Data Visualizations Best Practices Tutorial

When to Use Horizontal Bar Charts

Horizontal bar charts illustrate sizes of data using different bar heights.

When are horizontal bar charts preferred over vertical bar charts? I find horizontal bar charts useful to display a list of categories (usually 4 - 20) that have long names; the category names on the left-hand size make this horizontal bar chart easy to read and interpret.

I'll walk through a few examples of horizontal bar charts below.

Import Modules

import seaborn as sns
import matplotlib.pyplot as plt
import pandas as pd
from random import choice
from random import sample
from random import seed
% matplotlib inline

Example: Age of Family Members

In this example, I want to visualize the age of a large group of family members. A horizontal bar chart is useful here because names are often long and are easier to display horizontally than squeeze them in vertically on a vertical bar chart.

Generate Family Data

first_names = ['Dan', 'Joe', 'Abe', 'Jess', 'Lauren', 'Jamie', 'Matt', 'Penelope', 'Charlotte']
potential_last_names = ['Williams', 'Johnson']
seed(9001) # seed so we get the same results every time
full_names = [name + " " + choice(potential_last_names) for name in first_names]
ages = sample(range(12, 85), len(full_names))
df = pd.DataFrame({'names': full_names, 'ages': ages})
df.sort_values('ages', inplace=True, ascending=False)

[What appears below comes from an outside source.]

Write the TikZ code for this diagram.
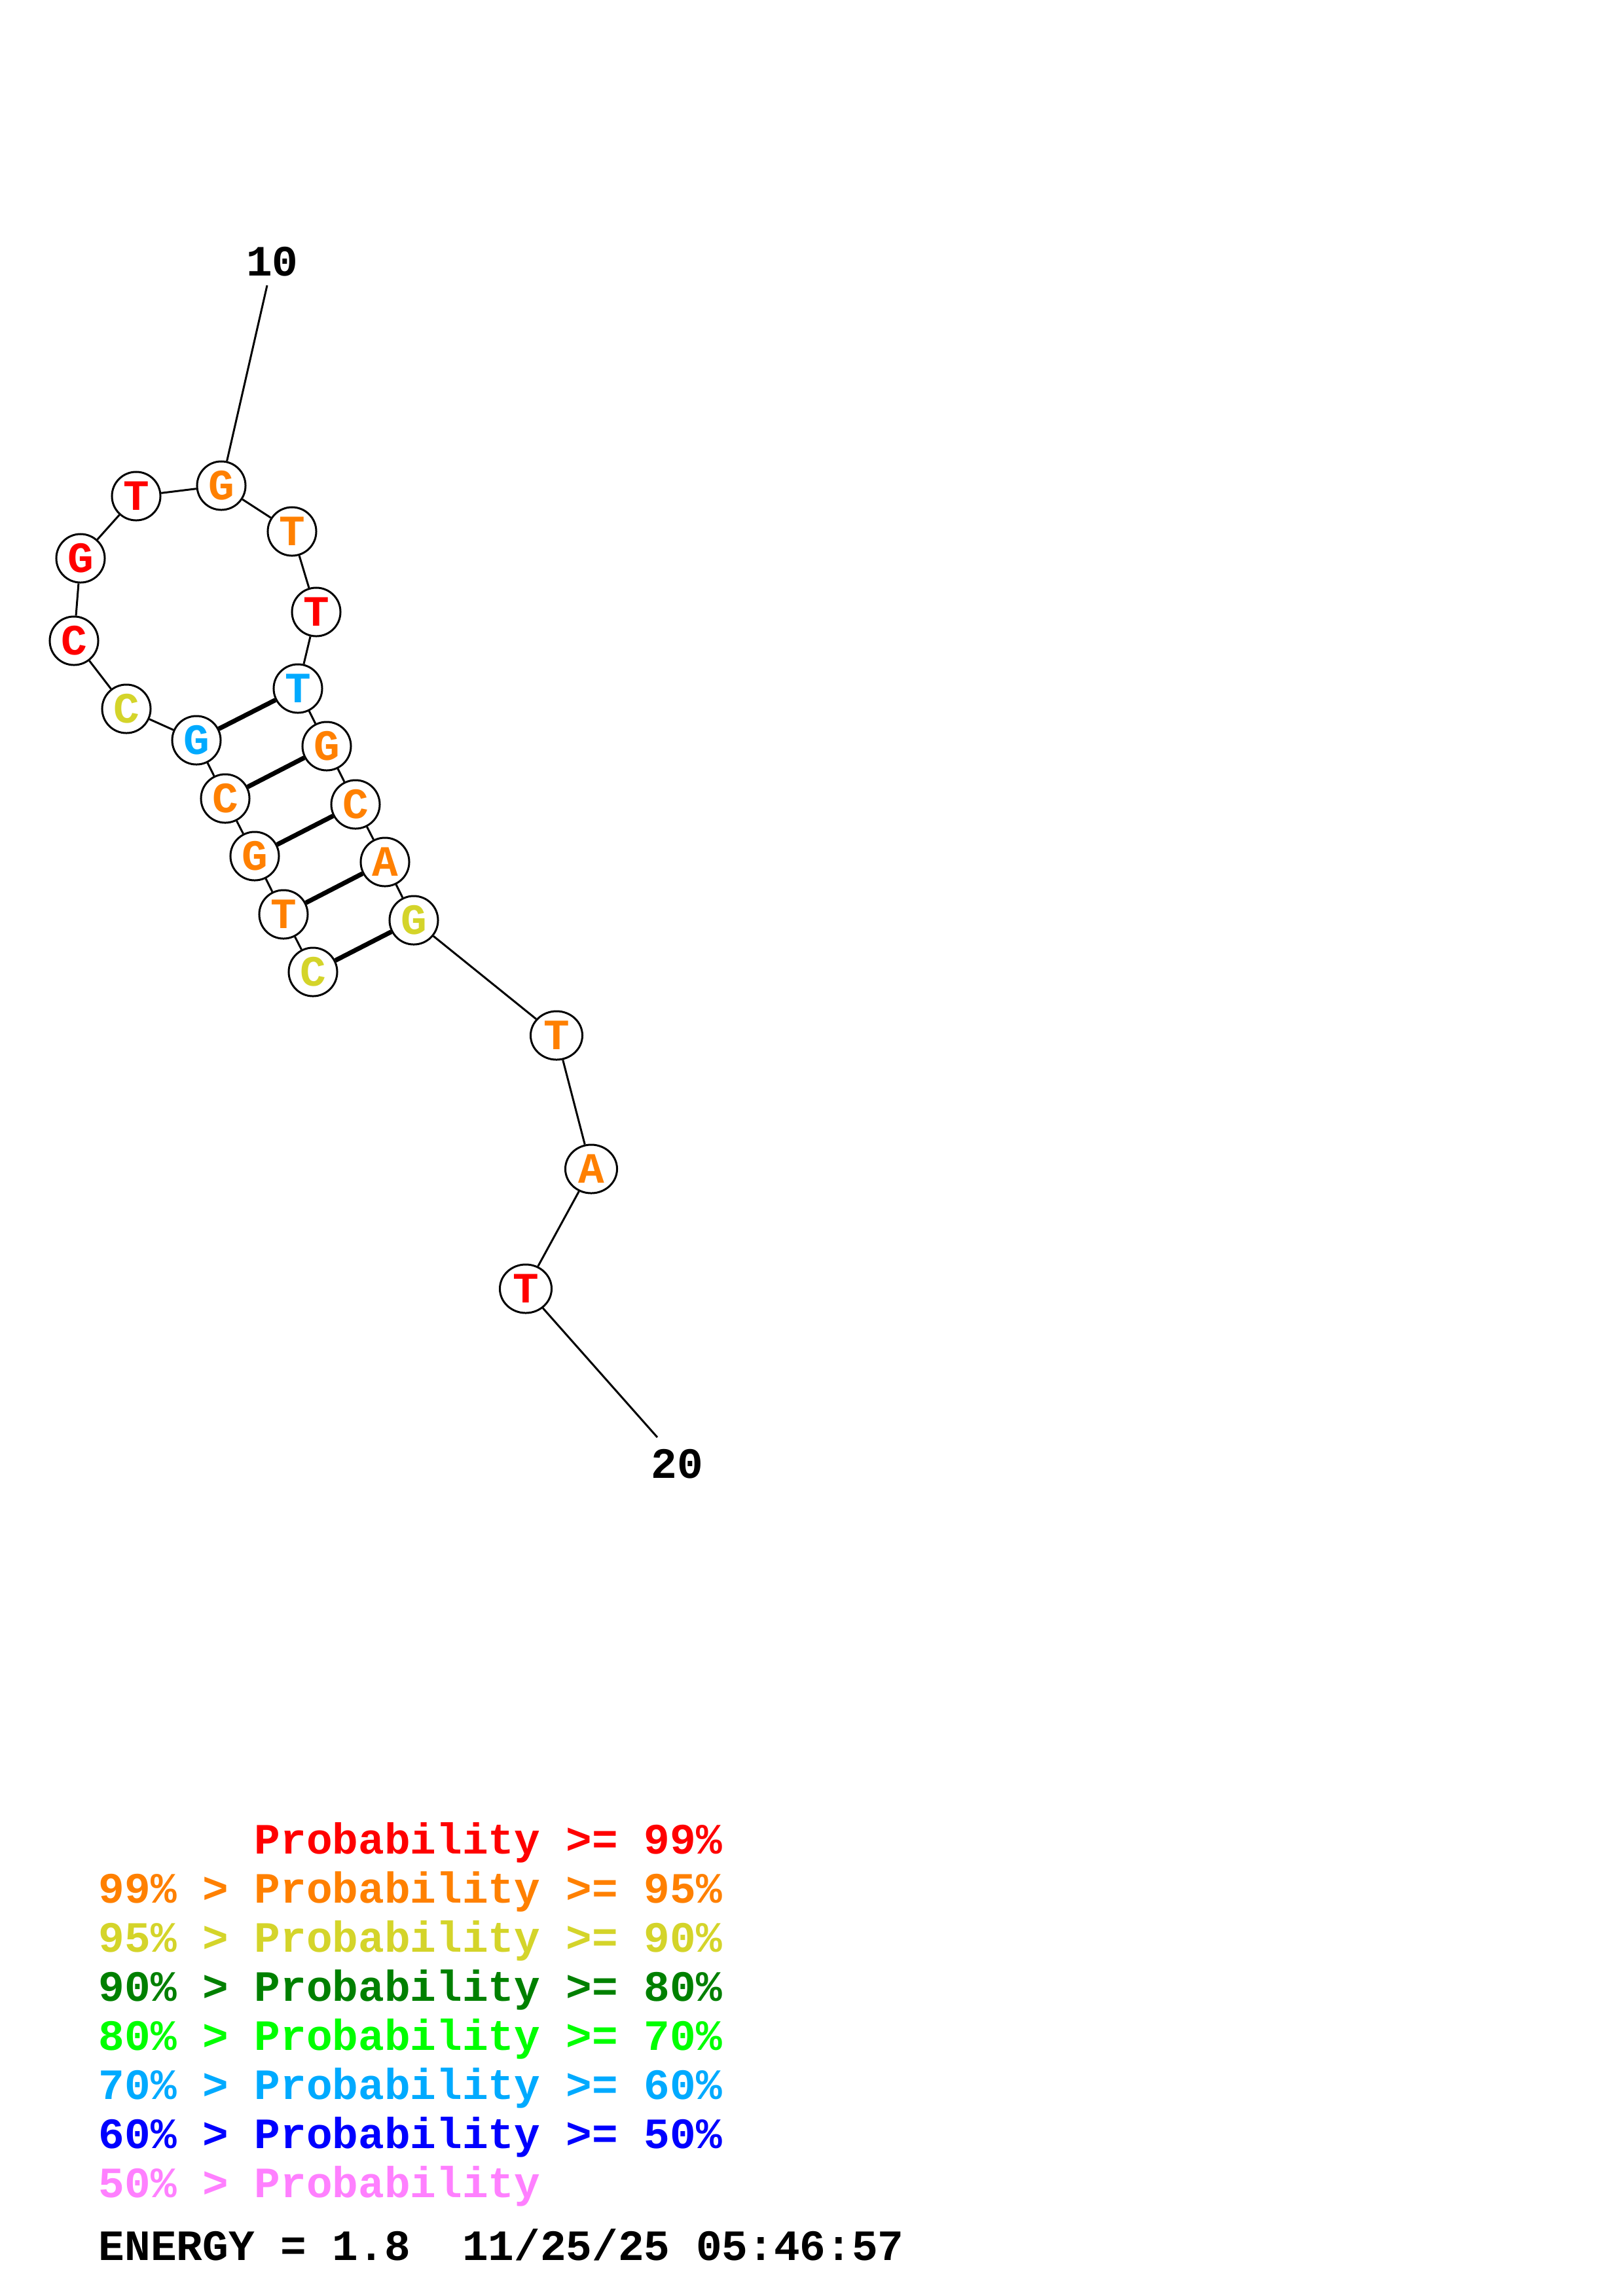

Plot Horizontal Bar Plot of Family Members' Ages

sns.set_context("talk")
ax = sns.barplot(x='ages', y='names', data=df, orient='h', saturation=0.7)
ax.axes.set_title("Horizontal Bar Chart of Family Members' Age", fontsize=20, y=1.01)
ax.set(xlabel='Age (Years)', ylabel='Name');

png

Interpretation of Bar Plot of Family Members' Age

The oldest family members is Abe Johnson while the youngest is Joe Johnson.

There's a wide spread of ages from nearly 21 years old to 81 years old.

Example: Bay Area Bike Share Popular Start Stations

In the San Francisco Bay Area, a company Motivate operates a network of bikes across several cities. You can walk up to a bike, pay and unlock it from a dock, ride it to your destination, and park it in another nearby dock.

For each ride, Motivate records data on the starting dock station. I want to visualize the most popular starting dock stations.

Load Dataset on May 2018 Rides

df2 = pd.read_csv('201805-fordgobike-tripdata.csv')

Preview Some Data

df2[['start_time', 'end_time', 'duration_sec', 'member_birth_year', 'member_gender']].head()
start_time end_time duration_sec member_birth_year member_gender
0 2018-05-31 21:41:51.4750 2018-06-01 13:28:22.7220 56791 NaN NaN
1 2018-05-31 18:39:53.7690 2018-06-01 09:19:51.5410 52797 1983.0 Male
2 2018-05-31 21:09:48.0150 2018-06-01 09:09:52.4850 43204 NaN NaN
3 2018-05-31 14:09:54.9720 2018-06-01 08:48:17.8150 67102 1979.0 Male
4 2018-05-31 16:07:23.8570 2018-06-01 08:28:47.2020 58883 1986.0 Male

Plot Horizontal Bar Chart of Count of Rides by Starting Stations

Below I limit my horizontal bar chart to just show the 15 most frequent starting docks.

ax2 = sns.countplot(y='start_station_name', data=df2, orient='h', order=df2['start_station_name'].value_counts().iloc[:15].index)
ax2.axes.set_title("Horizontal Bar Chart of Count of Rides by Starting Docks", fontsize=20, y=1.01)
ax2.set(xlabel='Count of Rides', ylabel='Start Station Name');

png

Interpretation of Horizontal Bar Chart of Count of Rides by Starting Docks

The most frequent starting dock is the San Francisco Ferry Building.

The most frequent starting docks are all in the SoMa neighborhood and typically near high-speed public transit options like BART and Caltrain.